We made the full circle, we started in that same bar and we ended in that same bar. I said, "you guys wanna rehearse next week?" And they said, "For what?" Murray was getting tired, he wasn't going on the road. The Beatles were out strong. And that was an interesting thing - we did a lot of Beatles songs, caused we like them. But what we didn't understand…when we got reviewed a lot…what we hated was when Murray told us we had to wear striped shirts. That killed us. We don't mind having 5-part harmony with a falsetto and we might have a similar sound, but we weren't copycats.

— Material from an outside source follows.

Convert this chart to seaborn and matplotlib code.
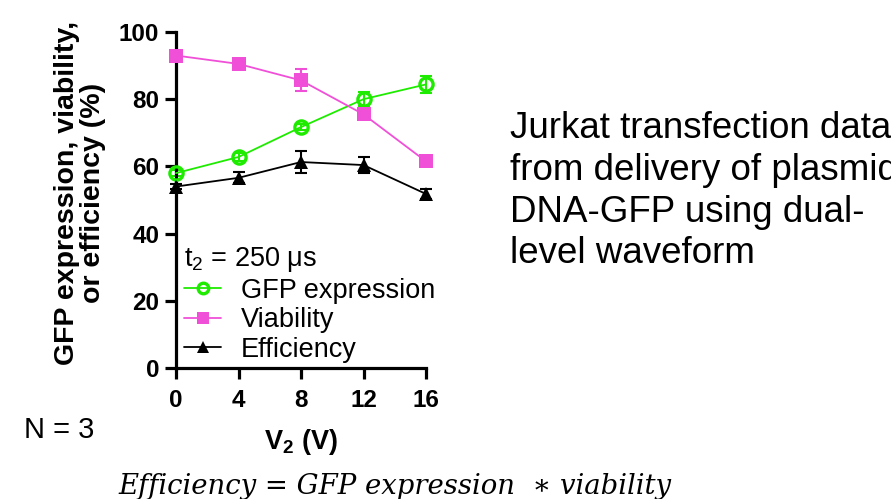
import matplotlib
matplotlib.use("Agg")
import matplotlib.pyplot as plt
import seaborn as sns
import pandas as pd
import numpy as np

voltage = [0, 4, 8, 12, 16]
gfp = [58.0, 62.8, 71.7, 80.0, 84.4]
gfp_err = [0.8, 1.3, 0.8, 2.0, 2.5]
viability = [93.0, 90.5, 85.6, 75.5, 61.5]
viability_err = [0.5, 0.6, 3.3, 0.6, 0.6]
efficiency = [54.0, 56.6, 61.3, 60.4, 51.8]
efficiency_err = [0.8, 1.6, 3.2, 2.5, 1.5]
series_names = ["GFP expression", "Viability", "Efficiency"]

sns.set_style("ticks")
plt.rcParams['font.family'] = ['Liberation Sans', 'DejaVu Sans']
plt.rcParams['text.color'] = 'black'
plt.rcParams['axes.labelcolor'] = 'black'
plt.rcParams['xtick.color'] = 'black'
plt.rcParams['ytick.color'] = 'black'
plt.rcParams['mathtext.fontset'] = 'custom'
plt.rcParams['mathtext.rm'] = 'Liberation Sans'
plt.rcParams['mathtext.bf'] = 'Liberation Sans:bold'

fig = plt.figure(figsize=(8.91, 4.99), dpi=100)
ax = fig.add_axes([176/891, 1-368/499, 250/891, 336/499])

df = pd.DataFrame({
    "V": voltage * 3,
    "val": gfp + viability + efficiency,
    "series": [series_names[0]]*5 + [series_names[1]]*5 + [series_names[2]]*5,
})
colors = {"GFP expression": "#1EEB00", "Viability": "#F050D8", "Efficiency": "#000000"}
styles = {
    "GFP expression": dict(marker="o", markerfacecolor="none", markeredgecolor="#1EEB00", markersize=9.5, markeredgewidth=2.4),
    "Viability": dict(marker="s", markerfacecolor="#F050D8", markeredgecolor="#F050D8", markersize=10, markeredgewidth=0),
    "Efficiency": dict(marker="^", markerfacecolor="#000000", markeredgecolor="#000000", markersize=10.5, markeredgewidth=0),
}
errs = {"GFP expression": gfp_err, "Viability": viability_err, "Efficiency": efficiency_err}
vals = {"GFP expression": gfp, "Viability": viability, "Efficiency": efficiency}

for name in series_names:
    sub = df[df.series == name]
    ax.errorbar(voltage, vals[name], yerr=errs[name], fmt="none", ecolor=colors[name],
                elinewidth=1.5, capsize=4.5, capthick=1.5, clip_on=False, zorder=2)
    sns.lineplot(data=sub, x="V", y="val", ax=ax, color=colors[name], linewidth=1.3,
                 label=name, clip_on=False, zorder=3, **styles[name])

ax.set_xlim(0, 16)
ax.set_ylim(0, 100)
ax.set_xticks([0, 4, 8, 12, 16])
ax.set_yticks([0, 20, 40, 60, 80, 100])
for lab in ax.get_xticklabels() + ax.get_yticklabels():
    lab.set_fontweight("bold")
ax.tick_params(axis="both", labelsize=17.5, width=2.3, length=8, color="black")
ax.tick_params(axis="x", pad=7)
ax.tick_params(axis="y", pad=4)
for s in ["left", "bottom"]:
    ax.spines[s].set_linewidth(2.3)
    ax.spines[s].set_color("black")
sns.despine(ax=ax)

ax.set_xlabel("V$_\\mathbf{2}$ (V)", fontsize=19.5, fontweight="bold", labelpad=11)
ax.set_ylabel("GFP expression, viability,\nor efficiency (%)", fontsize=20.5, fontweight="bold",
              labelpad=9, linespacing=1.0)
ax.yaxis.label.set_y(0.52)

leg = ax.legend(title="t$_2$ = 250 μs", loc="lower left", bbox_to_anchor=(0.0, -0.008),
                frameon=False, fontsize=19.5, title_fontsize=19.5, handlelength=1.37,
                handletextpad=0.72, borderaxespad=0.2, labelspacing=0.13, borderpad=0.1,
                markerscale=0.8)
leg._legend_box.align = "left"

fig.text(510/891, 1-111/499, "Jurkat transfection data\nfrom delivery of plasmid\nDNA-GFP using dual-\nlevel waveform",
         fontsize=26.5, va="top", ha="left", linespacing=1.25)
fig.text(24/891, 1-430/499, "N = 3", fontsize=21, va="center", ha="left")
fig.text(118/891, 1-486/499, "Efficiency = GFP expression  ∗ viability", fontsize=19.8,
         family="DejaVu Serif", style="italic", va="center", ha="left")

fig.savefig("out.png", dpi=100)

Nobody ever got after all the groups like The Dave Clark Five and the Rolling Stones and some of these others when the British Invasion came over and copied the Beatles. So when you think about how many groups can you count on one hand that sounded like the Beach Boys? There isn't too many. Why the press got after us, I don't know. They started hitting hard on us…we didn't comb our hair down like the Beatles.

EC: So, how many years were you with Murray?

Eddy Medora: From '64 to '69. We were with him, but we weren't with him. It was a combination of him [Murray] being tired. Ricky wanted to go his own way…you know that old thing of being a solo guy. Marty and I wanted to do our thing. We made the full circle. We started as the Renegades and ended up at a club called The Summit on Sunset Strip. And we ended at a club which is now called the Lingerie club - the same club. And from making $5000 a night to making union scale - we knew it was time to bail.